Анатолий Смелянский: Да, обязательно. Я тащу в Школу главных людей современного искусства и культуры, это может быть кинорежиссер, замечательный артист, это может быть философ, художник... Ребята должны воспитываться на главном, видеть все своими глазами. Эта Школа держится на одном допущении Станиславского, важном для русского искусства, что жизнь в искусстве и жизнь в жизни - это примерно одно и то же. Невозможно жить одним способом в жизни, а другим в искусстве.

Между тем сегодня Школа-студия МХАТ - один из ведущих мировых театральных вузов.

Анатолий Смелянский: Как известно, один из критериев рейтинга вуза в мире это его интернационализация, то есть насколько миром он востребован. Работу по продвижению Школы в мир начинал Табаков, я, став ректором, это продолжил, и сегодня нас всюду хорошо знают. Через несколько дней мы начинаем международный фестиваль Станиславского, и к нам в гости едут главные школы Европы и Америки - Школа Буша из Германии, Школа Национального театра Страсбурга, Американская консерватория-театр из Сан-Франциско и так далее. И гарвардская программа у нас уже действует 15 лет, и 20 лет - о ниловская программа национального театрального института Америки. Сейчас в Школе-студии учатся 47 американских студентов. И это не в последнюю очередь подход прагматичный, это держит школу на плаву, это дает ей абсолютную уверенность в себе.

Вы о деньгах?

Анатолий Смелянский: Деньги тут, надо сказать, довольно существенные, и это говорит о том, что необязательно иметь газовую трубу, а достаточно того, что нам по вертикали подарили наши предки - например Московский художественный театр. И я бы не сказал, что это американский госдеп нас содержит. Наоборот, это, по-моему, американские налогоплательщики вкладываются в школу Художественного театра.

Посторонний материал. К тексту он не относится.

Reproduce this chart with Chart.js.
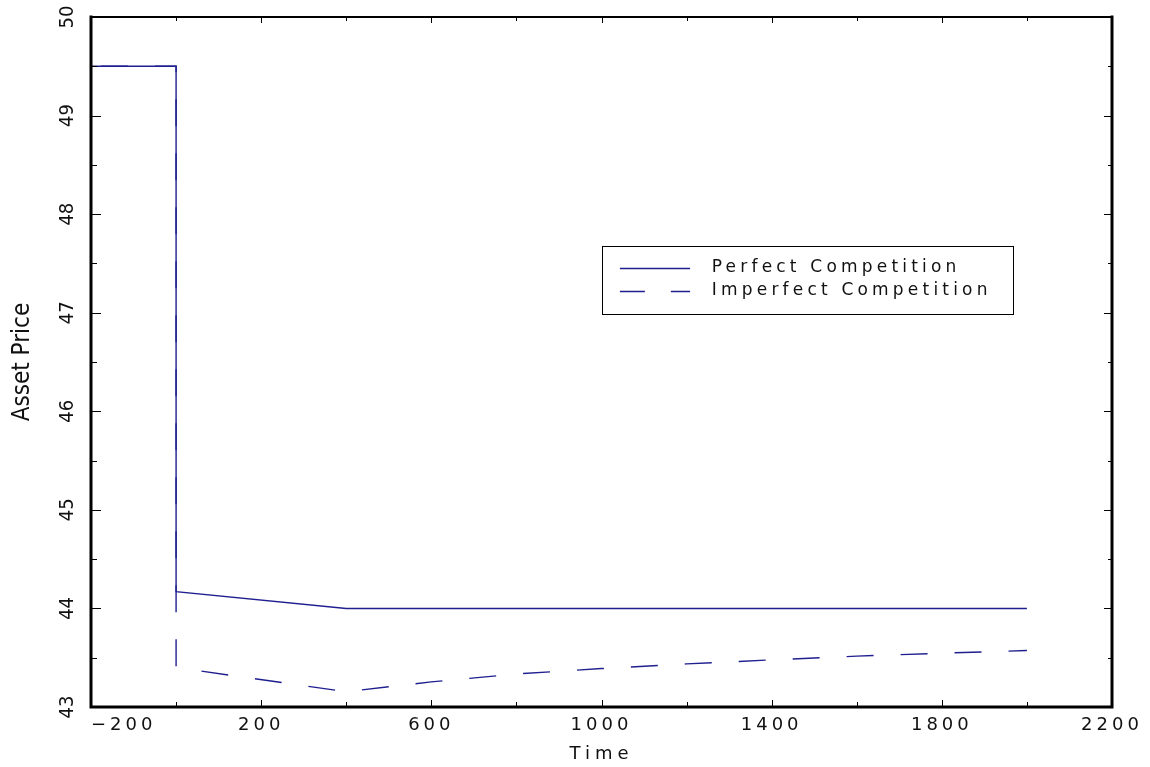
<!DOCTYPE html>
<html>
<head>
<meta charset="utf-8">
<style>
  html, body { margin: 0; padding: 0; background: #ffffff; }
  #wrap { width: 1150px; height: 767px; position: relative; }
</style>
<script src="https://cdn.jsdelivr.net/npm/chart.js@4/dist/chart.umd.min.js"></script>
</head>
<body>
<div id="wrap"><canvas id="c" width="1150" height="767"></canvas></div>
<script>
// ---- data ----
const perfectX = [-200, 0, 0, 400, 2000];
const perfectY = [49.5, 49.5, 44.17, 44.0, 44.0];
const imperfectX = [-200, 0, 0, 400, 600, 800, 1000, 1200, 1400, 1600, 1800, 2000];
const imperfectY = [49.5, 49.5, 43.40, 43.155, 43.255, 43.335, 43.39, 43.437, 43.478, 43.516, 43.546, 43.573];
const seriesNames = ['Perfect Competition', 'Imperfect Competition'];
const xTickValues = [-200, 200, 600, 1000, 1400, 1800, 2200];
const yTickValues = [43, 44, 45, 46, 47, 48, 49, 50];
const xTickMarks = [-200, 0, 200, 400, 600, 800, 1000, 1200, 1400, 1600, 1800, 2000, 2200];
const yTickMarks = [43, 43.5, 44, 44.5, 45, 45.5, 46, 46.5, 47, 47.5, 48, 48.5, 49, 49.5, 50];
const xTitle = 'Time';
const yTitle = 'Asset Price';

const LINE = '#1f1f8f';
const WIDE = "'DejaVu Sans', 'Liberation Sans', sans-serif";
const NARROW = "'Liberation Sans Narrow', 'DejaVu Sans Condensed', 'Liberation Sans', sans-serif";

function pts(xs, ys) { return xs.map((x, i) => ({ x: x, y: ys[i] })); }

const spacingPlugin = {
  id: 'spacing',
  afterLayout(chart) {
    const s = chart.scales.x;
    if (!s._lsPatched) {
      const dl = s.drawLabels, dt = s.drawTitle;
      s.drawLabels = function (ca) {
        const ctx = this.ctx; const prev = ctx.letterSpacing;
        ctx.letterSpacing = '4px'; dl.call(this, ca); ctx.letterSpacing = prev;
      };
      s.drawTitle = function () {
        const ctx = this.ctx; const prev = ctx.letterSpacing;
        ctx.letterSpacing = '5px'; dt.call(this); ctx.letterSpacing = prev;
      };
      s._lsPatched = true;
    }
  },
  beforeDraw(chart) {
    const items = chart.scales.x.getLabelItems();
    if (items && items.length) {
      items[0].textAlign = 'left';
      if (items[0].options) { items[0].options.textAlign = 'left'; }
    }
  }
};

const framePlugin = {
  id: 'frame',
  afterDatasetsDraw(chart) {
    const ctx = chart.ctx, ca = chart.chartArea;
    const xs = chart.scales.x, ys = chart.scales.y;
    ctx.save();
    ctx.strokeStyle = '#000';
    ctx.lineWidth = 1;
    ctx.beginPath();
    xTickMarks.forEach(v => {
      const px = Math.round(xs.getPixelForValue(v)) + 0.5;
      const len = xTickValues.includes(v) ? 7 : 5;
      ctx.moveTo(px, ca.bottom); ctx.lineTo(px, ca.bottom - len);
      ctx.moveTo(px, ca.top); ctx.lineTo(px, ca.top + len - 1);
    });
    yTickMarks.forEach(v => {
      const py = Math.round(ys.getPixelForValue(v)) + 0.5;
      const len = yTickValues.includes(v) ? 10 : 6;
      ctx.moveTo(ca.left, py); ctx.lineTo(ca.left + len, py);
      ctx.moveTo(ca.right, py); ctx.lineTo(ca.right - len + 2, py);
    });
    ctx.stroke();
    ctx.lineCap = 'square';
    ctx.lineWidth = 3;
    ctx.beginPath();
    ctx.moveTo(ca.left, ca.top); ctx.lineTo(ca.left, ca.bottom); ctx.lineTo(ca.right, ca.bottom); ctx.lineTo(ca.right, ca.top);
    ctx.stroke();
    ctx.lineWidth = 2;
    ctx.beginPath();
    ctx.moveTo(ca.left, ca.top); ctx.lineTo(ca.right, ca.top);
    ctx.stroke();
    ctx.restore();
  }
};

const legendPlugin = {
  id: 'boxLegend',
  afterDraw(chart) {
    const ctx = chart.ctx, ca = chart.chartArea;
    const w = ca.right - ca.left, h = ca.bottom - ca.top;
    const bx0 = ca.left + 0.5005 * w, bx1 = ca.left + 0.903 * w;
    const by0 = ca.top + 0.3314 * h, by1 = ca.top + 0.4304 * h;
    const rows = [ca.top + 0.3638 * h, ca.top + 0.3971 * h];
    const lx0 = ca.left + 0.518 * w, lx1 = ca.left + 0.5867 * w;
    const tx = ca.left + 0.608 * w;
    ctx.save();
    ctx.strokeStyle = '#000'; ctx.lineWidth = 1;
    ctx.strokeRect(Math.round(bx0) + 0.5, Math.round(by0) + 0.5, Math.round(bx1 - bx0), Math.round(by1 - by0));
    const dashes = [[], [25, 26]];
    rows.forEach((ry, i) => {
      ctx.strokeStyle = LINE; ctx.lineWidth = 1.3;
      ctx.setLineDash(dashes[i]);
      ctx.beginPath(); ctx.moveTo(lx0, Math.round(ry) + 0.5); ctx.lineTo(lx1, Math.round(ry) + 0.5); ctx.stroke();
      ctx.setLineDash([]);
      ctx.fillStyle = '#111';
      ctx.font = "17px " + WIDE;
      ctx.letterSpacing = '4.2px';
      ctx.textAlign = 'left'; ctx.textBaseline = 'middle';
      ctx.fillText(seriesNames[i], tx, ry);
    });
    ctx.restore();
  }
};

new Chart(document.getElementById('c'), {
  type: 'scatter',
  data: {
    datasets: [
      { label: seriesNames[0], data: pts(perfectX, perfectY), showLine: true, borderColor: LINE, borderWidth: 1.4, pointRadius: 0, fill: false, tension: 0 },
      { label: seriesNames[1], data: pts(imperfectX, imperfectY), showLine: true, borderColor: LINE, borderWidth: 1.4, borderDash: [27, 27], borderDashOffset: 44, pointRadius: 0, fill: false, tension: 0 }
    ]
  },
  options: {
    responsive: false,
    animation: false,
    devicePixelRatio: 1,
    layout: { padding: { left: 0, right: 38, top: 17, bottom: 0 } },
    plugins: { legend: { display: false }, tooltip: { enabled: false } },
    scales: {
      x: {
        type: 'linear', min: -200, max: 2200,
        afterBuildTicks: s => { s.ticks = xTickValues.map(v => ({ value: v })); },
        afterFit: s => { s.height = 60; s.paddingLeft = 0; s.paddingRight = 0; },
        grid: { display: false, drawTicks: false },
        border: { display: false },
        ticks: {
          autoSkip: false, maxRotation: 0, minRotation: 0, padding: 8, color: '#111',
          font: { family: WIDE, size: 18 },
          callback: v => (v < 0 ? '\u2212' + Math.abs(v) : String(v))
        },
        title: { display: true, text: xTitle, color: '#111', font: { family: WIDE, size: 18 }, padding: { top: 0, bottom: 2 } }
      },
      y: {
        type: 'linear', min: 43, max: 50,
        afterBuildTicks: s => { s.ticks = yTickValues.map(v => ({ value: v })); },
        afterFit: s => { s.width = 91; s.paddingTop = 0; s.paddingBottom = 0; },
        grid: { display: false, drawTicks: false },
        border: { display: false },
        ticks: {
          autoSkip: false, minRotation: 90, maxRotation: 90, crossAlign: 'center', padding: 12, color: '#111',
          font: { family: NARROW, size: 20 },
          callback: v => String(v)
        },
        title: { display: true, text: yTitle, color: '#111', font: { family: NARROW, size: 24 }, padding: { top: 8, bottom: 0 } }
      }
    }
  },
  plugins: [spacingPlugin, framePlugin, legendPlugin]
});
</script>
</body>
</html>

Анатолий Миронович, ведь ваши родители из Белоруссии.

Анатолий Смелянский: Мои родители переехали в Нижний Новгород после революции. А там, в Жлобине, Бобруйске, оставались родственники, но война все корни подрезала...

Вы следите сейчас за белорусскими авторами?

Анатолий Смелянский: Вот в позапрошлом году как председатель жюри "Золотой маски" предложил вручить спецприз спектаклю по пьесе молодого драматурга Павла Пряжко "Жизнь удалась". Это, должен сказать, довольно тяжелое произведение, я первые десять минут глаза опускал, потому что там изъяснялись густым ненормативным языком. Потом понял, что меня хотят просто шокировать: они взяли определенный срез жизни, довольно тяжелый и эстетически совершенно замечательно преподнесли это с позиции современных интеллигентов. И потом для меня, филолога, этот ведь часть языка, инструмент, ничего другого. А если говорить о белорусских коллегах, то в советское время мы много общались с Алексеем Дударевым, с Валерой Раевским, руководителем театра им. Янки Купалы, много лет дружили с Борисом Луценко из Русского драматического. После распада Союза много было отрезано по живому.

Мне кажется, все должно наладиться...

Анатолий Смелянский: Обязательно наладится, не может это разорваться, распри, игры эгоизмов кончатся, и мы ведь все равно соседи навсегда.